US 8,434,086, "Process scheduler employing adaptive partitioning of critical process threads", is still in force until 2030. That's a more recent feature for hard real time, where you want to guarantee that some thread gets, say, 2ms of CPU time every 10ms of elapsed time. Few schedulers do that sort of thing at such fine granularity, but that's what you may need if you're controlling some actuator. Good for things like audio players, too. It's not a commonly used feature, and went into QNX some time after 2005. I remember it being listed as a future feature back then.

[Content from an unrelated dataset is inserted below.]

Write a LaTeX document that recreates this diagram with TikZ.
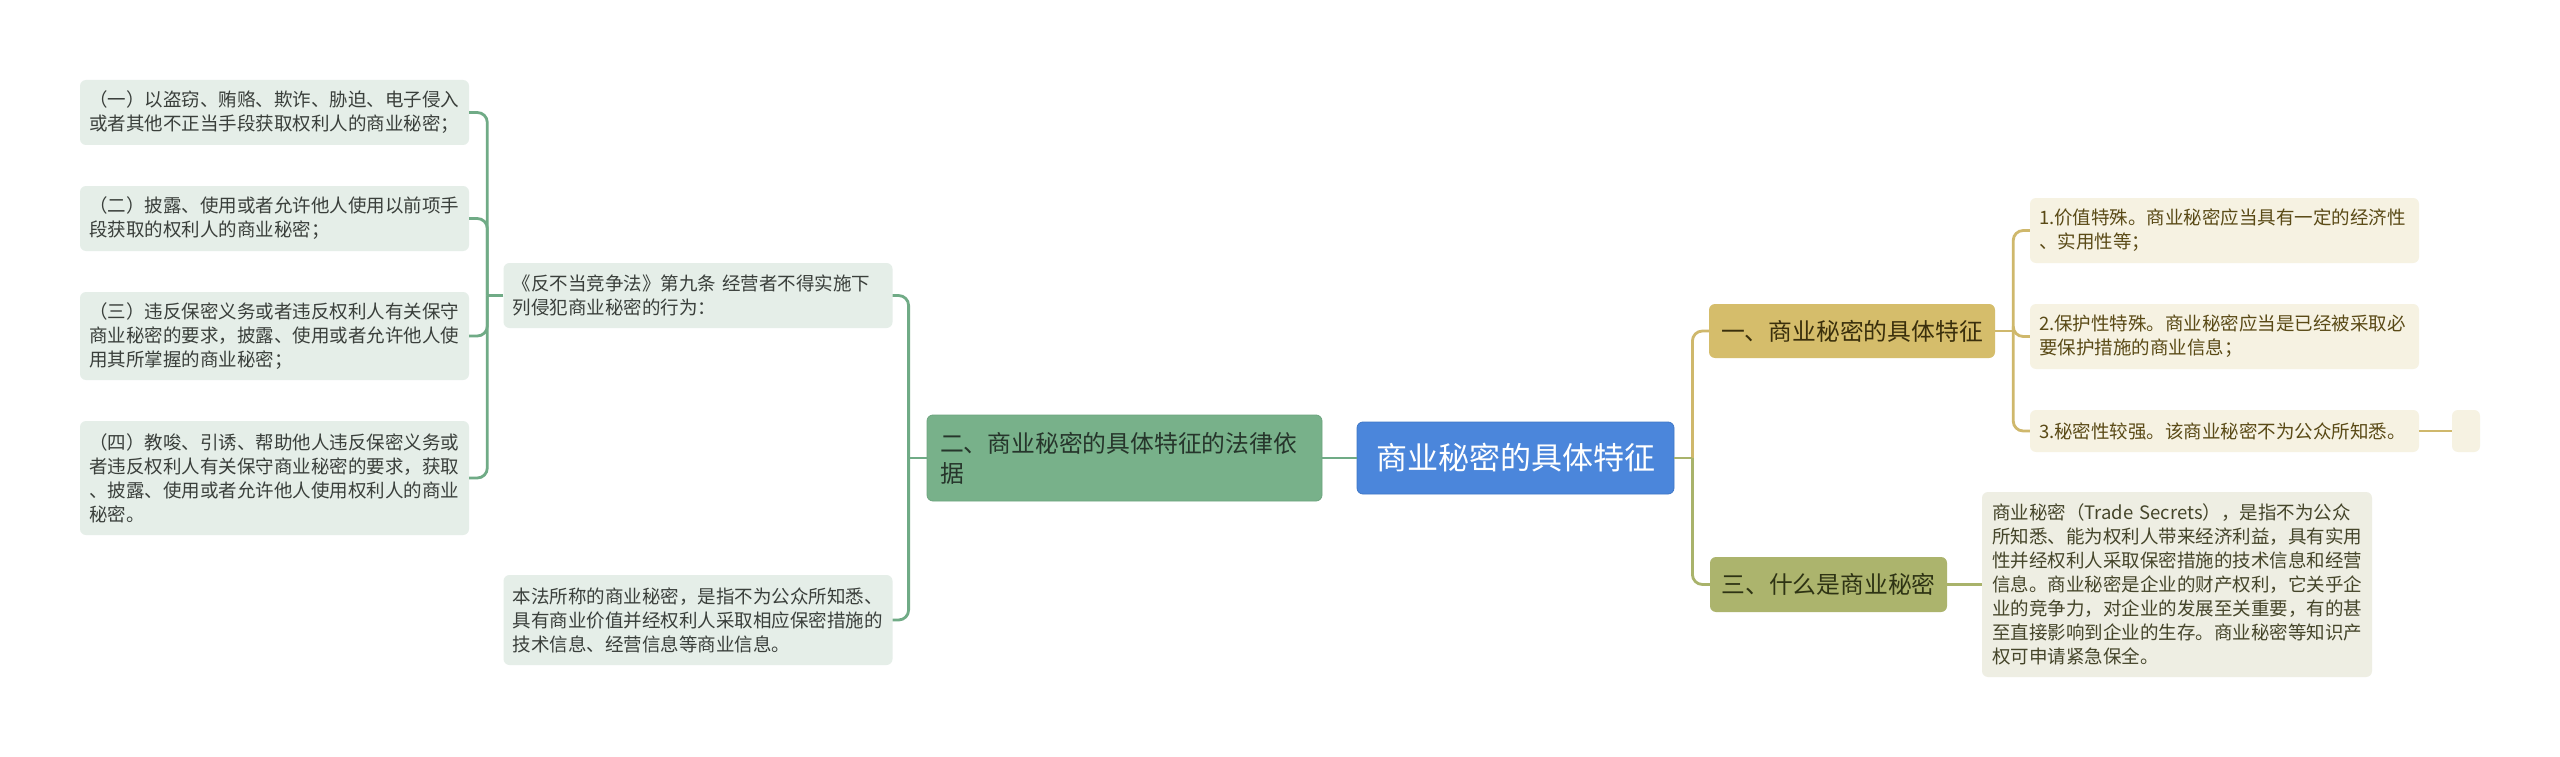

The fast interprocess call mechanism is what makes it all go. It's mostly about it being simple. Mach tried to get too cute, moving pages from one address space to another. Turns out that copying is usually cheaper than stalling out the CPU and flushing caches while you mess with the page tables of recently active pages. L4 just offers shared memory, dumping the problem on the next level up. QNX offers useful send/receive message functionality that goes fast. Yes, there's a penalty, maybe 20%. But you usually get that back because you're not forced to do interprocess communication with something far slower, like HTTP.


QNX has been around for a long time. Back in the mid-90s I did some consulting work porting some Unix utilities to QNX, and if there were patents back then, they have now expired.


I guess Tock or Redox might be your options there.